Le coupable n’est pas le délateur qui donne le nom de ce pauvre homme coupable d’aller rejoindre sa femme écossaise à leur second domicile ; ça n’est pas non plus celui qui, dans les services de police, donne l’information à des journalistes ; ça n’est pas non plus les journalistes du Parisien ou de l’AFP, puis les suivants, qui répandront l’information ‑un délateur qui relaie une délation qui se trouve transformée en information par des journalistes, ça ne saurait être une affaire de délateurs et de complices de délateurs, non, pas du tout.
Ce sont les Écossais que les coupables français ont transformé en victimes : haro sur le baudet !

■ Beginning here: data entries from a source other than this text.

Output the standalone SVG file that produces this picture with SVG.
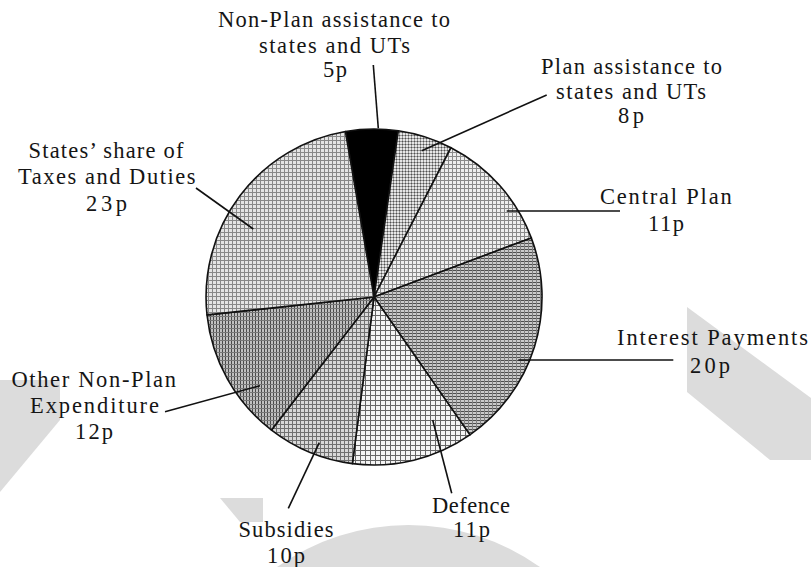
<svg xmlns="http://www.w3.org/2000/svg" width="811" height="567" viewBox="0 0 811 567">
<style>
text{font-family:"Liberation Serif","Times New Roman",serif;font-size:22.5px;fill:#151515}
.slice{stroke:#111;stroke-width:1.6;stroke-linejoin:round}
.lead{stroke:#111;stroke-width:1.6;fill:none}
.wm{fill:#dcdcdc}
</style>
<defs>
<pattern id="pStates" width="4" height="4" patternUnits="userSpaceOnUse"><rect width="4" height="4" fill="#e4e4e4"/><rect width="4" height="1" fill="#888"/><rect width="1" height="4" fill="#888"/></pattern>
<pattern id="pOther" width="3" height="4" patternUnits="userSpaceOnUse"><rect width="3" height="4" fill="#c0c0c0"/><rect width="1" height="4" fill="#4a4a4a"/><rect width="3" height="1" fill="#777"/></pattern>
<pattern id="pSubs" width="4" height="4" patternUnits="userSpaceOnUse"><rect width="4" height="4" fill="#d8d8d8"/><rect width="4" height="1" fill="#707070"/><rect width="1" height="4" fill="#707070"/></pattern>
<pattern id="pDef" width="5" height="5" patternUnits="userSpaceOnUse"><rect width="5" height="5" fill="#f4f4f4"/><rect width="5" height="1" fill="#666"/><rect width="1" height="5" fill="#666"/></pattern>
<pattern id="pInt" width="4" height="3" patternUnits="userSpaceOnUse"><rect width="4" height="3" fill="#cacaca"/><rect width="4" height="1" fill="#4e4e4e"/><rect width="1" height="3" fill="#808080"/></pattern>
<pattern id="pCen" width="4" height="4" patternUnits="userSpaceOnUse"><rect width="4" height="4" fill="#eeeeee"/><rect width="4" height="1" fill="#8a8a8a"/><rect width="1" height="4" fill="#8a8a8a"/></pattern>
<pattern id="pPlan" width="3" height="3" patternUnits="userSpaceOnUse"><rect width="3" height="3" fill="#e6e6e6"/><rect width="3" height="1" fill="#999"/><rect width="1" height="3" fill="#999"/><rect width="1" height="1" fill="#505050"/></pattern>
</defs>

<g id="watermark">
<polygon class="wm" points="0,380 60,380 60,420 0,492"/>
<polygon class="wm" points="687,307 811,398 811,460 770,460 687,392"/>
<polygon class="wm" points="220,498 263,498 263,522 240,522"/>
<path class="wm" d="M277,567 A227,227 0 0 1 540,567 Z"/>
</g>

<g id="slice-nonplan"><path class="slice" fill="#000" d="M374,297 L345.4,131.5 A168,168 0 0 1 398.3,130.8 Z"/></g>
<g id="slice-plan"><path class="slice" fill="url(#pPlan)" d="M374,297 L398.3,130.8 A168,168 0 0 1 451.0,147.7 Z"/></g>
<g id="slice-central"><path class="slice" fill="url(#pCen)" d="M374,297 L451.0,147.7 A168,168 0 0 1 531.3,237.9 Z"/></g>
<g id="slice-interest"><path class="slice" fill="url(#pInt)" d="M374,297 L531.3,237.9 A168,168 0 0 1 469.9,434.9 Z"/></g>
<g id="slice-defence"><path class="slice" fill="url(#pDef)" d="M374,297 L469.9,434.9 A168,168 0 0 1 352.4,463.6 Z"/></g>
<g id="slice-subsidies"><path class="slice" fill="url(#pSubs)" d="M374,297 L352.4,463.6 A168,168 0 0 1 271.5,430.1 Z"/></g>
<g id="slice-other"><path class="slice" fill="url(#pOther)" d="M374,297 L271.5,430.1 A168,168 0 0 1 207.0,314.9 Z"/></g>
<g id="slice-states"><path class="slice" fill="url(#pStates)" d="M374,297 L207.0,314.9 A168,168 0 0 1 345.4,131.5 Z"/></g>

<g id="connectors">
<line class="lead" x1="373.3" y1="65" x2="378.3" y2="128.3"/>
<line class="lead" x1="546.7" y1="95" x2="421.7" y2="150.7"/>
<line class="lead" x1="196" y1="188" x2="253.3" y2="229"/>
<line class="lead" x1="506.7" y1="211" x2="620" y2="211"/>
<line class="lead" x1="518.3" y1="360" x2="673.3" y2="360"/>
<line class="lead" x1="165" y1="411.7" x2="260" y2="385.7"/>
<line class="lead" x1="288.3" y1="508.3" x2="319.3" y2="442.7"/>
<line class="lead" x1="451.7" y1="493.3" x2="432.7" y2="420"/>
</g>

<g id="label-nonplan">
<text x="218" y="27" textLength="232" lengthAdjust="spacing">Non-Plan assistance to</text>
<text x="259" y="52.7" textLength="151" lengthAdjust="spacing">states and UTs</text>
<text x="323" y="77" textLength="24" lengthAdjust="spacing">5p</text>
</g>
<g id="label-plan">
<text x="541" y="74" textLength="181" lengthAdjust="spacing">Plan assistance to</text>
<text x="556" y="98.5" textLength="150" lengthAdjust="spacing">states and UTs</text>
<text x="618" y="123" textLength="26" lengthAdjust="spacing">8p</text>
</g>
<g id="label-states">
<text x="28.5" y="158" textLength="155" lengthAdjust="spacing">States’ share of</text>
<text x="18" y="183.5" textLength="177.5" lengthAdjust="spacing">Taxes and Duties</text>
<text x="86" y="211" textLength="41" lengthAdjust="spacing">23p</text>
</g>
<g id="label-central">
<text x="600" y="204" textLength="131.7" lengthAdjust="spacing">Central Plan</text>
<text x="648" y="231" textLength="36" lengthAdjust="spacing">11p</text>
</g>
<g id="label-interest">
<text x="617" y="345" textLength="191" lengthAdjust="spacing">Interest Payments</text>
<text x="690" y="373" textLength="40" lengthAdjust="spacing">20p</text>
</g>
<g id="label-other">
<text x="11.4" y="387" textLength="164.6" lengthAdjust="spacing">Other Non-Plan</text>
<text x="30" y="413" textLength="129" lengthAdjust="spacing">Expenditure</text>
<text x="75" y="439" textLength="38" lengthAdjust="spacing">12p</text>
</g>
<g id="label-defence">
<text x="432" y="513" textLength="78" lengthAdjust="spacing">Defence</text>
<text x="453" y="537" textLength="37" lengthAdjust="spacing">11p</text>
</g>
<g id="label-subsidies">
<text x="238.5" y="537" textLength="95" lengthAdjust="spacing">Subsidies</text>
<text x="267" y="563" textLength="38" lengthAdjust="spacing">10p</text>
</g>
</svg>
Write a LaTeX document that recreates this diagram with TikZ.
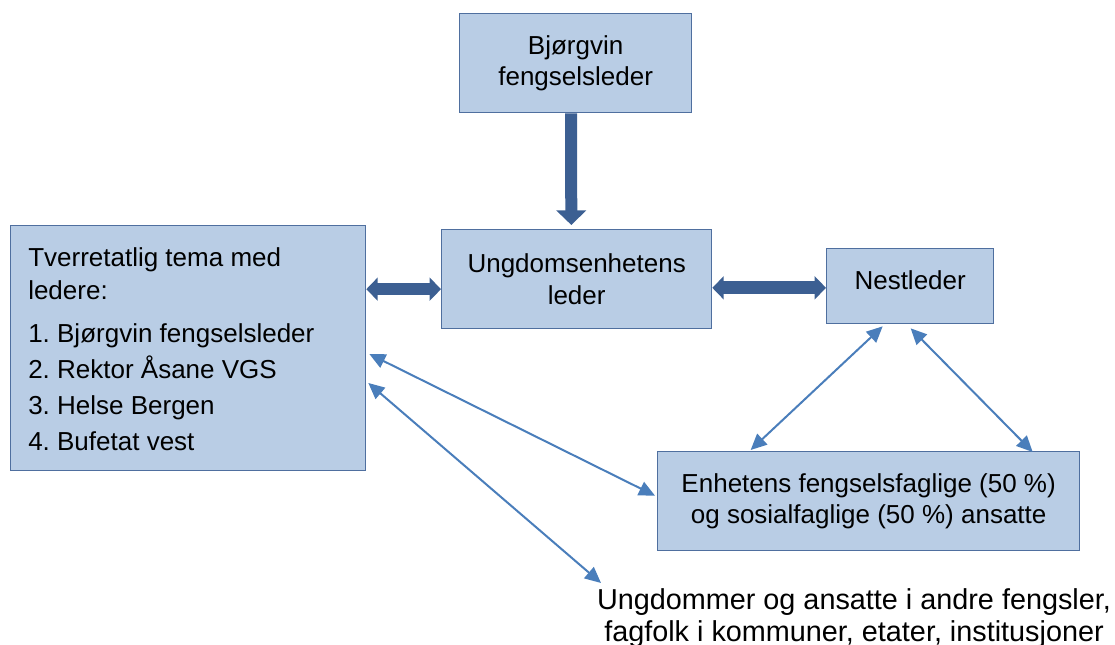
\documentclass[tikz,border=0pt]{standalone}
\usepackage{fontspec}
\setmainfont{Liberation Sans}
\usetikzlibrary{arrows.meta}
\definecolor{boxfill}{HTML}{B9CDE5}
\definecolor{boxline}{HTML}{4F6F9F}
\definecolor{fatblue}{HTML}{3C5F92}
\definecolor{thinblue}{HTML}{4A7EBB}
\frenchspacing

\begin{document}
\begin{tikzpicture}[x=0.75pt,y=-0.75pt,
  every node/.style={font=\fontsize{19.5}{23.4}\selectfont},
  box/.style={draw=boxline,fill=boxfill,line width=1pt,anchor=north west,align=center,inner sep=0pt},
  fat/.style={fatblue,line width=9pt,-{Triangle[width=22pt,length=11pt]}},
  fatboth/.style={fatblue,line width=9.5pt,{Triangle[width=17pt,length=8.5pt]}-{Triangle[width=17pt,length=8.5pt]}},
  thin/.style={thinblue,line width=1.5pt,{Triangle[width=11pt,length=12pt]}-{Triangle[width=11pt,length=12pt]}}]
\useasboundingbox (0,0) rectangle (1115,645);
% boxes
\node[box,minimum width=174pt,minimum height=74.25pt] (boss) at (459,13) {Bjørgvin\\fengselsleder};
\node[box,minimum width=202.5pt,minimum height=74.25pt] (leder) at (441,229) {Ungdomsenhetens\\leder};
\node[box,minimum width=125.25pt,minimum height=56.25pt,text depth=9pt] (nest) at (826,248) {Nestleder};
\node[box,minimum width=266.25pt,minimum height=183.75pt] (tema) at (10,225) {};
\node[anchor=north west,align=left,inner sep=0pt] (temaText) at (28,247)
  {Tverretatlig tema med\\[1.35pt]ledere:\\[8.85pt]1. Bjørgvin fengselsleder\\[3.6pt]2. Rektor Åsane VGS\\[3.6pt]3. Helse Bergen\\[3.6pt]4. Bufetat vest};
\node[box,minimum width=316.5pt,minimum height=74.25pt] (enh) at (657,451)
  {Enhetens fengselsfaglige (50 \%)\\og sosialfaglige (50 \%) ansatte};
\node[align=center,inner sep=0pt,font=\fontsize{21.6}{24}\selectfont] (andre) at (854,618)
  {Ungdommer og ansatte i andre fengsler,\\fagfolk i kommuner, etater, institusjoner};
\coordinate (andreTip) at (601,583);
% thick arrows
\draw[fat,shorten >=3pt] ([xshift=-3.5pt]boss.south) -- ([xshift=-4pt]leder.north);
\coordinate (lm) at ([yshift=-7.5pt]leder.west);
\coordinate (rm) at ([yshift=-6.5pt]leder.east);
\draw[fatboth] (lm -| tema.east) -- (lm);
\draw[fatboth] (rm) -- (rm -| nest.west);
% thin arrows
\draw[thin] ([shift={(3,129)}]tema.north east) -- ([shift={(-2,-5.5)}]enh.west);
\draw[thin] ([shift={(2,158)}]tema.north east) -- (andreTip);
\draw[thin] ([shift={(-27.5,2)}]nest.south) -- ([shift={(-118,-1)}]enh.north);
\draw[thin] ([shift={(0.5,4)}]nest.south) -- ([shift={(164,1)}]enh.north);
\end{tikzpicture}
\end{document}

D’abord, j’ai entendu que nous, les Français, quand nous faisions des analyses ADN, il nous fallait deux ou trois heures alors que pour les Écossais, ces pauvres lourdauds, il leur faut beaucoup plus de temps que ça, au moins dix fois plus — on parlait en effet d’une ou de deux journées, or les résultats sont arrivés une heure après cette vacherie arrogante ; ensuite, j’ai aussi entendu que, ces balourds d’Écossais, n’en avaient rien à faire de cette affaire franco-française et qu’elle n’était pas urgente pour eux, dès lors, ils allaient prendre leur temps ; ajoutons à cela, un peu de politique politicienne contre ces fascistes de souverainistes ne ferait pas de mal, que le Brexit ralentirait probablement toutes les procédures, ces pauvres Écossais victimes du vote des électeurs du Royaume-Uni étaient en effet en plein retour vers le moyen-âge ; puis, toujours dans la même logique fautive, on a accablé leur police scientifique, ces crétins ont des critères de reconnaissance papillaire très peu évolués, nous, ça n’est évidemment pas le cas : chez eux, c’est artisanal et bricolé, chez nous c’est scientifique et imparable — ça ne nous serait pas arrivé mesdames et messiers, ah, ça, non…
Les journalistes français n’ont pas encore osé demander des excuses publiques à cette Écosse arriérée, mais ça ne saurait tarder. Ils n’ont pas le temps, il leur faut bien continuer à… informer.